═════ EXTRACTED RECORDS

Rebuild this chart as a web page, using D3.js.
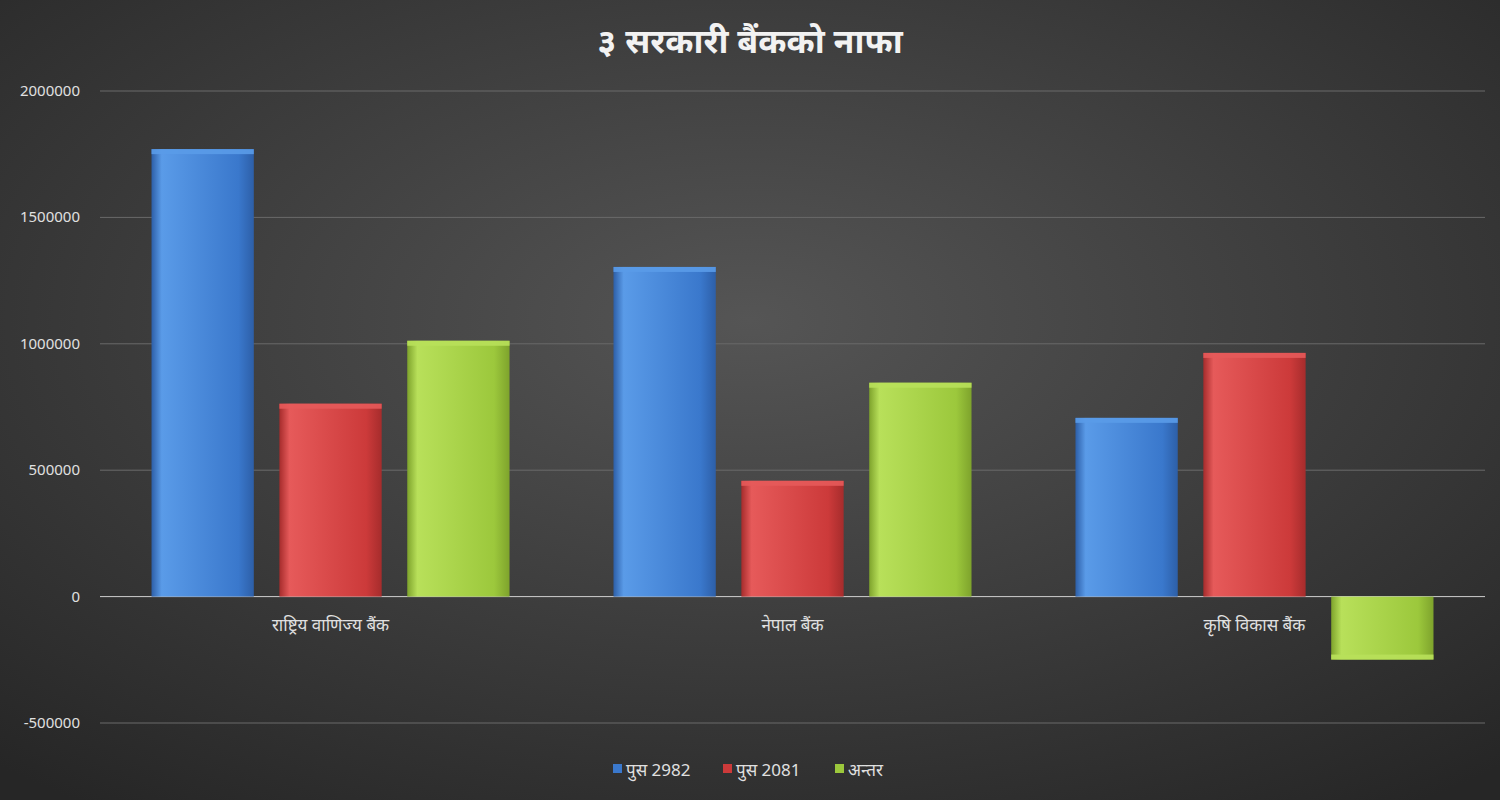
<!DOCTYPE html>
<html><head><meta charset="utf-8">
<script src="https://cdn.jsdelivr.net/npm/d3@7"></script>
<style>body{margin:0;background:#333;}svg{display:block;font-family:"Noto Sans","Noto Sans Devanagari","Liberation Sans",sans-serif;}</style>
</head><body><svg id="c" width="1500" height="800"></svg>
<script>
const categories = ["राष्ट्रिय वाणिज्य बैंक", "नेपाल बैंक", "कृषि विकास बैंक"];
const seriesNames = ["पुस 2982", "पुस 2081", "अन्तर"];
const pus2982 = [1770000, 1304000, 707000];
const pus2081 = [763000, 458000, 964000];
const antar = [1012000, 846000, -249000];
const yTicks = [-500000, 0, 500000, 1000000, 1500000, 2000000];
const seriesValues = [pus2982, pus2081, antar];
const colors = [["#5a9be8","#3a78cc","#2d5fa8"],["#e65a5a","#cc3a3a","#a62c2c"],["#b8e05a","#9cc83c","#7ea32c"]];

const svg = d3.select("#c");
const defs = svg.append("defs");
const bg = defs.append("radialGradient").attr("id","bg").attr("cx","50%").attr("cy","40%").attr("r","75%");
bg.append("stop").attr("offset","0%").attr("stop-color","#555555");
bg.append("stop").attr("offset","100%").attr("stop-color","#262626");
svg.append("rect").attr("width",1500).attr("height",800).attr("fill","url(#bg)");
colors.forEach((c,i)=>{
  const g = defs.append("linearGradient").attr("id","g"+i).attr("x1","0").attr("x2","1");
  g.append("stop").attr("offset","0%").attr("stop-color",c[2]);
  g.append("stop").attr("offset","10%").attr("stop-color",c[0]);
  g.append("stop").attr("offset","85%").attr("stop-color",c[1]);
  g.append("stop").attr("offset","100%").attr("stop-color",c[2]);
});

const L=100,R=1485;
const y = d3.scaleLinear().domain([-500000,2000000]).range([723,91]);
const x0 = d3.scaleBand().domain(categories).range([L,R]).paddingInner(0.225).paddingOuter(0.1115);
const x1 = d3.scaleBand().domain(seriesNames).range([0,x0.bandwidth()]).paddingInner(0.2);

svg.append("g").selectAll("line").data(yTicks).join("line")
  .attr("x1",L).attr("x2",R).attr("y1",d=>y(d)).attr("y2",d=>y(d))
  .attr("stroke",d=>d===0?"#cfcfcf":"#6a6a6a").attr("stroke-width",1);
svg.append("g").selectAll("text").data(yTicks).join("text")
  .attr("x",80).attr("y",d=>y(d)+5).attr("text-anchor","end")
  .attr("fill","#e0e0e0").attr("font-size",15).text(d=>d);

categories.forEach((c,ci)=>{
  seriesNames.forEach((s,si)=>{
    const v = seriesValues[si][ci];
    const bx = x0(c)+x1(s), bw = x1.bandwidth();
    const top = y(Math.max(0,v)), h = Math.abs(y(v)-y(0));
    svg.append("rect").attr("x",bx).attr("y",top).attr("width",bw).attr("height",h)
      .attr("fill","url(#g"+si+")");
    svg.append("rect").attr("x",bx).attr("y",v>=0?top:top+h-5).attr("width",bw).attr("height",5)
      .attr("fill",colors[si][0]).attr("opacity",0.9);
  });
});
svg.append("g").selectAll("text").data(categories).join("text")
  .attr("x",d=>x0(d)+x0.bandwidth()/2).attr("y",631).attr("text-anchor","middle")
  .attr("fill","#e0e0e0").attr("font-size",17).text(d=>d);

svg.append("text").attr("x",750).attr("y",53).attr("text-anchor","middle")
  .attr("fill","#f2f2f2").attr("font-size",34).attr("font-weight","bold").text("३ सरकारी बैंकको नाफा");

const lx=[613,723,835];
seriesNames.forEach((s,i)=>{
  svg.append("rect").attr("x",lx[i]).attr("y",764).attr("width",9).attr("height",9).attr("fill",colors[i][1]);
  svg.append("text").attr("x",lx[i]+13).attr("y",776).attr("fill","#e0e0e0").attr("font-size",17).text(s);
});
</script></body></html>
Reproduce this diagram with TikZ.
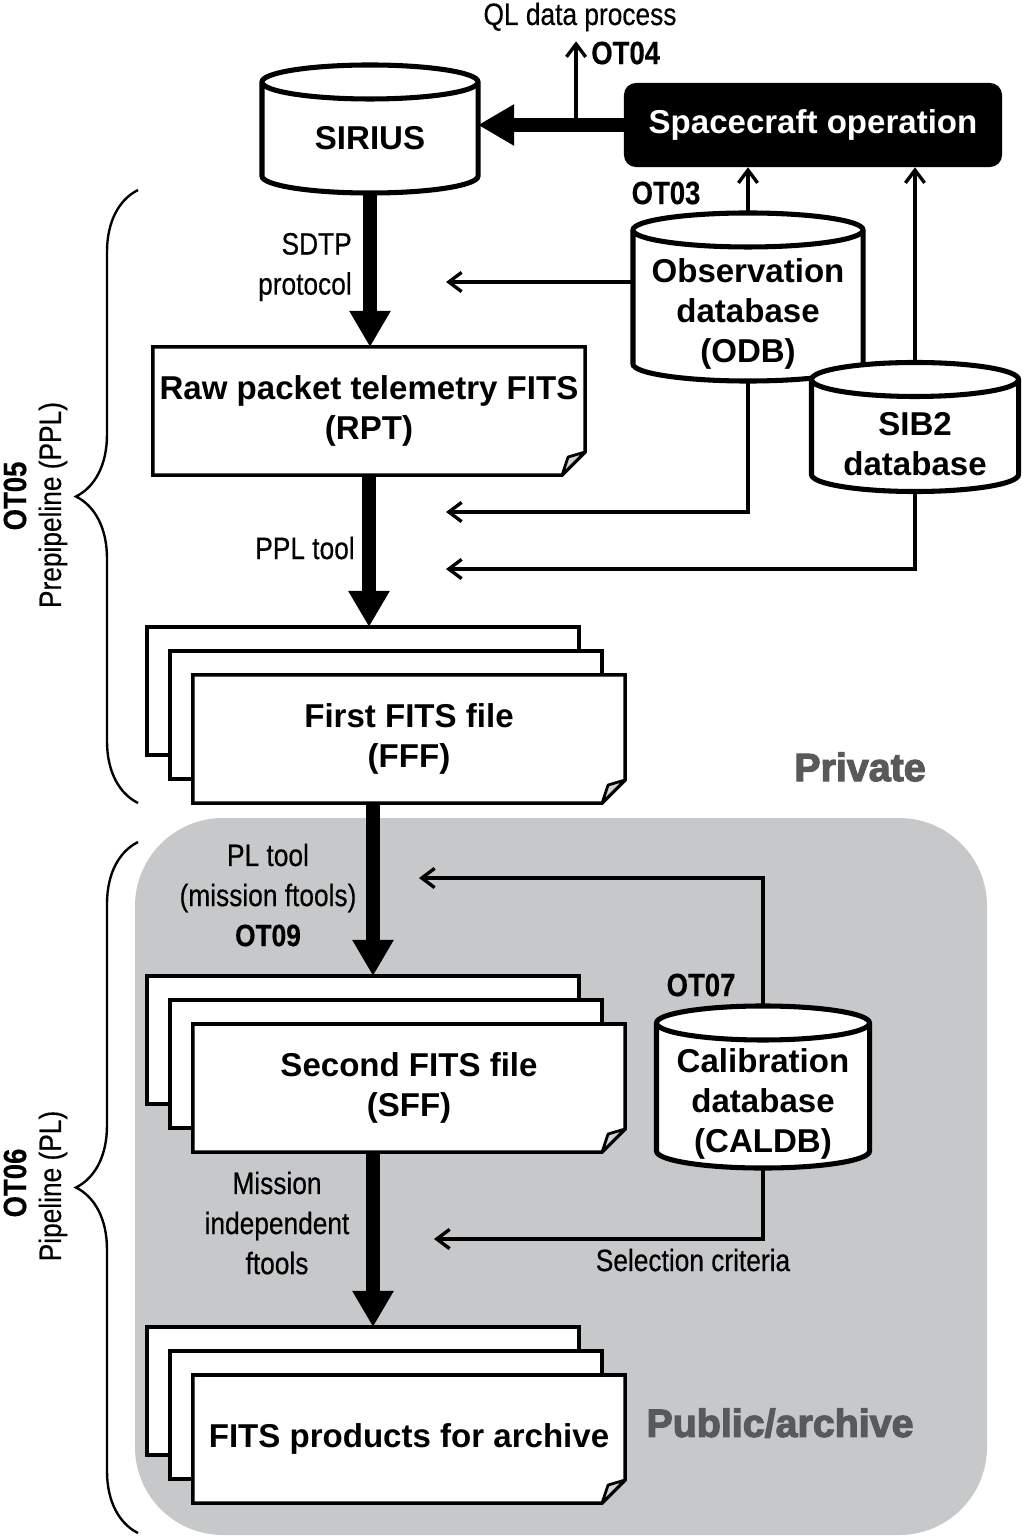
\documentclass[tikz,border=0pt]{standalone}
\usepackage{fontspec}
\setmainfont{Liberation Sans}
\newfontfamily\narrowfont[FakeStretch=0.85,FakeBold=0.4]{Liberation Sans}
\newfontfamily\heavyfont[FakeBold=3]{Liberation Sans Bold}
\usetikzlibrary{arrows.meta,calc,decorations.pathreplacing,positioning}
\definecolor{regiongray}{HTML}{C7C8CA}
\definecolor{zonegray}{HTML}{58595B}
\definecolor{foldgray}{HTML}{D2D3D5}
\pgfdeclarelayer{back}
\pgfdeclarelayer{paper}
\pgfsetlayers{back,paper,main}

\newcommand{\boxfont}{\fontsize{23.5}{28.5}\selectfont\bfseries}
\newcommand{\labelfont}{\narrowfont\fontsize{22}{28.5}\selectfont}
\newcommand{\tagfont}{\narrowfont\bfseries\fontsize{23}{28}\selectfont}
\newcommand{\zonefont}{\heavyfont\fontsize{28}{30}\selectfont}
\newcommand{\dbry}{0.425cm}

\tikzset{
  sheet/.style={draw=black, fill=white, line width=2.5pt},
  fold/.style={draw=black, fill=foldgray, line width=2pt, line join=round},
  dbline/.style={draw=black, fill=white, line width=3.6pt},
  scbox/.style={fill=black, text=white, rounded corners=0.3cm, minimum width=9.45cm, minimum height=2.1cm, font=\boxfont},
  filebox/.style={minimum width=10.8cm, minimum height=3.2cm, inner sep=0pt, outer sep=0pt, align=center, font=\boxfont},
  dbbox/.style={inner sep=0pt, outer sep=0pt, align=center, font=\boxfont},
  bigarrow/.style={line width=9.5pt, -{Triangle[width=0.97cm,length=0.9cm]}},
  thinarrow/.style={line width=2.4pt, -{Straight Barb[length=0.32cm,width=0.48cm]}},
  bracket/.style={decorate, decoration={brace, amplitude=1.55cm}, line width=1.7pt},
  lbl/.style={font=\labelfont, inner sep=0pt, align=center},
  tag/.style={font=\tagfont, inner sep=0pt},
  zone/.style={font=\zonefont, text=zonegray, inner sep=0pt},
}

\newcommand{\dbdraw}[1]{%
  \begin{pgfonlayer}{paper}
    \draw[dbline] let \p1=(#1.north west), \p2=(#1.south east), \n1={0.5*(\x2-\x1)} in
      (\x1,\y1+\dbry) -- (\x1,\y2+\dbry)
      arc[start angle=180, end angle=360, x radius=\n1, y radius=\dbry]
      -- (\x2,\y1+\dbry)
      arc[start angle=0, end angle=180, x radius=\n1, y radius=\dbry] -- cycle
      (\x1,\y1+\dbry) arc[start angle=180, end angle=360, x radius=\n1, y radius=\dbry];
  \end{pgfonlayer}
  \coordinate (#1-top) at ($(#1.north)+(0,-34)$);}

\newcommand{\foldframe}[1]{%
  \begin{pgfonlayer}{paper}
    \draw[sheet] (#1.north west) -- (#1.north east) -- ($(#1.south east)+(0,-23)$)
      -- ($(#1.south east)+(-23,0)$) -- (#1.south west) -- cycle;
    \draw[fold] ($(#1.south east)+(0,-23)$) -- ($(#1.south east)+(-17,-18)$)
      -- ($(#1.south east)+(-23,0)$) -- cycle;
  \end{pgfonlayer}}

\newcommand{\filestack}[1]{%
  \begin{pgfonlayer}{paper}
    \draw[sheet] ($(#1.north west)+(-46,-48)$) rectangle ($(#1.south east)+(-46,-48)$);
    \draw[sheet] ($(#1.north west)+(-23,-24)$) rectangle ($(#1.south east)+(-23,-24)$);
  \end{pgfonlayer}
  \coordinate (#1-back) at ($(#1.north)+(-46,-48)$);
  \foldframe{#1}}

\begin{document}
\begin{tikzpicture}[x=0.025cm, y=-0.025cm]
\useasboundingbox (0,0) rectangle (1025,1537);
\begin{pgfonlayer}{back}
\fill[white] (0,0) rectangle (1025,1537);
\fill[regiongray, rounded corners=2.2cm] (135,818) rectangle (987,1535);
\end{pgfonlayer}

% operation and storage
\node[scbox] (sc) at (813,125) {Spacecraft operation};
\node[dbbox, minimum width=5.4cm, minimum height=2.35cm, text depth=12pt] (sirius) at (370,146) {SIRIUS};
\dbdraw{sirius}
\draw[bigarrow] (sc.west) -- (sc.west -| sirius.east);
\node[tag, anchor=west] (ot04) at (591,53) {OT04};
\node[lbl] (ql) at (580,17) {QL data process};
\coordinate (qlbase) at ($(sc.west)!0.327!(sc.west -| sirius.east)$);
\draw[thinarrow] (qlbase) -- (qlbase |- ot04.north);

\node[tag] (ot03) at (666,193) {OT03};
\node[dbbox, minimum width=5.75cm, minimum height=3.35cm] (odb) at (748,314) {Observation\\database\\(ODB)};
\node[dbbox, minimum width=5.175cm, minimum height=2.375cm] (sib) at (915,444) {SIB2\\database};
\dbdraw{odb}
\dbdraw{sib}
\draw[thinarrow] (odb-top) -- (odb.north |- sc.south);
\draw[thinarrow] (sib-top) -- (sib.north |- sc.south);

% prepipeline
\node[filebox] (rpt) at (369,411) {Raw packet telemetry FITS\\(RPT)};
\foldframe{rpt}
\node[lbl, align=right, anchor=east] (sdtp) at (352,267) {SDTP\\protocol};
\draw[bigarrow] (sirius.south) -- (sirius.south |- rpt.north);
\coordinate (odbin) at (446,282);
\coordinate (obsin) at (446,512);
\coordinate (sibin) at (446,569);
\draw[thinarrow] (odb.west |- odbin) -- (odbin);
\draw[thinarrow] (odb.south) |- (obsin);
\draw[thinarrow] (sib.south) |- (sibin);

\node[filebox] (fff) at (409,739) {First FITS file\\(FFF)};
\filestack{fff}
\node[lbl, anchor=east] (ppltool) at (355,548) {PPL tool};
\draw[bigarrow] (rpt.south) -- (rpt.south |- fff-back);
\node[zone] (private) at (860,767) {Private};

% pipeline
\node[filebox] (sff) at (409,1088) {Second FITS file\\(SFF)};
\filestack{sff}
\node[lbl] (pltool) at (268,895) {PL tool\\(mission ftools)\\\textbf{OT09}};
\coordinate (plfrom) at ($(fff.south)+(-36,0)$);
\draw[bigarrow] (plfrom) -- (plfrom |- sff-back);

\node[tag] (ot07) at (701,985) {OT07};
\node[dbbox, minimum width=5.325cm, minimum height=3.2cm] (caldb) at (763,1104) {Calibration\\database\\(CALDB)};
\dbdraw{caldb}
\coordinate (calin) at (419,878);
\coordinate (selin) at (434,1239);
\draw[thinarrow] (caldb-top) |- (calin);
\draw[thinarrow] (caldb.south) |- (selin);
\node[lbl] (selection) at (693,1260) {Selection criteria};

\node[filebox] (prod) at (409,1439) {FITS products for archive};
\filestack{prod}
\node[lbl] (mift) at (277,1223) {Mission\\independent\\ftools};
\coordinate (mifrom) at ($(sff.south)+(-36,0)$);
\draw[bigarrow] (mifrom) -- (mifrom |- prod-back);
\node[zone] (public) at (780,1423) {Public/archive};

% phases
\draw[bracket] (138,803) -- (138,190);
\draw[bracket] (138,1533) -- (138,842);
\node[tag, rotate=90] (ot05) at (15,496) {OT05};
\node[lbl, rotate=90] (ppl) at (53,505) {Prepipeline (PPL)};
\node[tag, rotate=90] (ot06) at (15,1183) {OT06};
\node[lbl, rotate=90] (pl) at (53,1186) {Pipeline (PL)};
\end{tikzpicture}
\end{document}
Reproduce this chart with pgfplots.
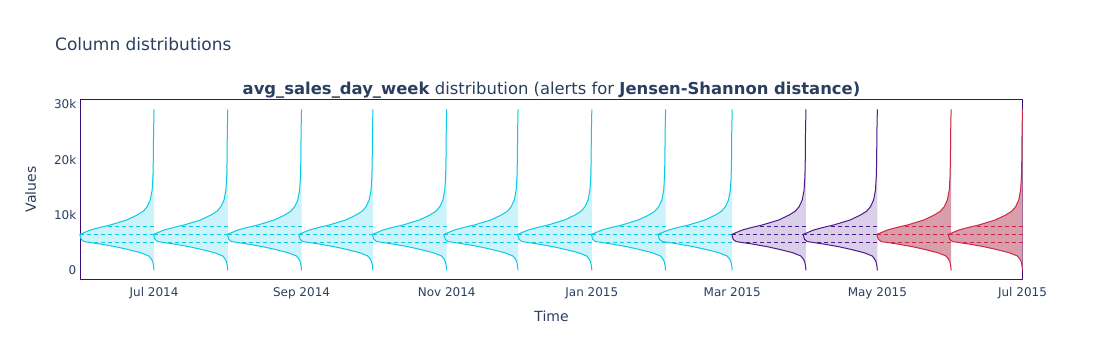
\documentclass[border=0pt]{standalone}
\usepackage{fontspec}
\setmainfont{DejaVu Sans}
\usepackage{pgfplots}
\usepackage{pgfplotstable}
\pgfplotsset{compat=1.18}

\definecolor{txt}{RGB}{42,63,95}
\definecolor{frame}{RGB}{58,12,120}
\definecolor{cyanL}{RGB}{10,202,230}
\definecolor{cyanF}{RGB}{205,243,250}
\definecolor{purL}{RGB}{80,25,140}
\definecolor{purF}{RGB}{217,207,232}
\definecolor{redL}{RGB}{205,40,70}
\definecolor{redF}{RGB}{216,158,172}

% half-violin outline: value v, width w (days, to the left of the month start)
\pgfplotstableread{
v w
0 0
800 0.2
1550 0.55
2100 1.2
2600 2.2
3200 5.7
3800 11.3
4280 16.3
4760 22.6
5200 29.4
5600 30.6
6500 31.2
7290 26.8
7780 22.6
8200 18.4
9100 11.5
10000 7.1
10700 4.5
11500 2.9
12700 1.6
14500 0.8
17000 0.45
20000 0.3
25000 0.2
29100 0
}\profile

% quartile segments (Q1, median, Q3)
\pgfplotstableread{
v w
5040 0
5040 26
nan 0
6450 0
6450 31
nan 0
8000 0
8000 19.5
}\quart

\begin{document}
\begin{tikzpicture}
\useasboundingbox (0,0) rectangle (1102pt,360pt);
\begin{axis}[
  at={(80.5pt,80.5pt)}, anchor=south west,
  scale only axis, width=942pt, height=180pt,
  xmin=-0.9, xmax=395, ymin=-1660, ymax=30900,
  axis line style={draw=frame, line width=1.1pt},
  major tick length=0pt, tick style={draw=none},
  xtick={30,92,153,214,273,334,395},
  xticklabels={Jul 2014,Sep 2014,Nov 2014,Jan 2015,Mar 2015,May 2015,Jul 2015},
  ytick={0,10000,20000,30000},
  yticklabels={0,10k,20k,30k},
  scaled y ticks=false,
  ticklabel style={font=\fontsize{12}{14}\selectfont, text=txt, inner sep=0pt},
  xticklabel style={anchor=base, yshift=-17pt},
  yticklabel style={anchor=east, xshift=-4pt},
  xlabel={Time}, ylabel={Values},
  label style={font=\fontsize{14}{16}\selectfont, text=txt, inner sep=0pt},
  xlabel style={at={(axis description cs:0.5,-0.2306)}, anchor=base},
  ylabel style={at={(axis description cs:-0.04724,0.5)}, anchor=base, rotate=0},
  clip=false,
  unbounded coords=jump,
  line join=round,
]
\pgfplotsinvokeforeach{30,61,92,122,153,183,214,245,273}{
  \addplot[draw=cyanL, fill=cyanF, line width=1pt] table[x expr={#1-\thisrow{w}}, y=v] {\profile};
  \addplot[draw=cyanL, line width=1pt, dash pattern=on 4pt off 3pt] table[x expr={#1-\thisrow{w}}, y=v] {\quart};
}
\pgfplotsinvokeforeach{304,334}{
  \addplot[draw=purL, fill=purF, line width=1pt] table[x expr={#1-\thisrow{w}}, y=v] {\profile};
  \addplot[draw=purL, line width=1pt, dash pattern=on 4pt off 3pt] table[x expr={#1-\thisrow{w}}, y=v] {\quart};
}
\pgfplotsinvokeforeach{365,395}{
  \addplot[draw=redL, fill=redF, line width=1pt] table[x expr={#1-\thisrow{w}}, y=v] {\profile};
  \addplot[draw=redL, line width=1pt, dash pattern=on 4pt off 3pt] table[x expr={#1-\thisrow{w}}, y=v] {\quart};
}
\end{axis}
\node[anchor=base west, inner sep=0pt, text=txt, font=\fontsize{17}{20}\selectfont] at (55pt,309.3pt) {Column distributions};
\node[anchor=base, inner sep=0pt, text=txt, font=\fontsize{16.4}{19}\selectfont] at (551.5pt,266pt) {\textbf{avg\_sales\_day\_week} distribution (alerts for \textbf{Jensen-Shannon distance)}};
\end{tikzpicture}
\end{document}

══════════

Your task is to pick out every line with the string "chart" and copy it.

Rebuild this chart as a web page, using D3.js.
Reproduce this chart with pgfplots.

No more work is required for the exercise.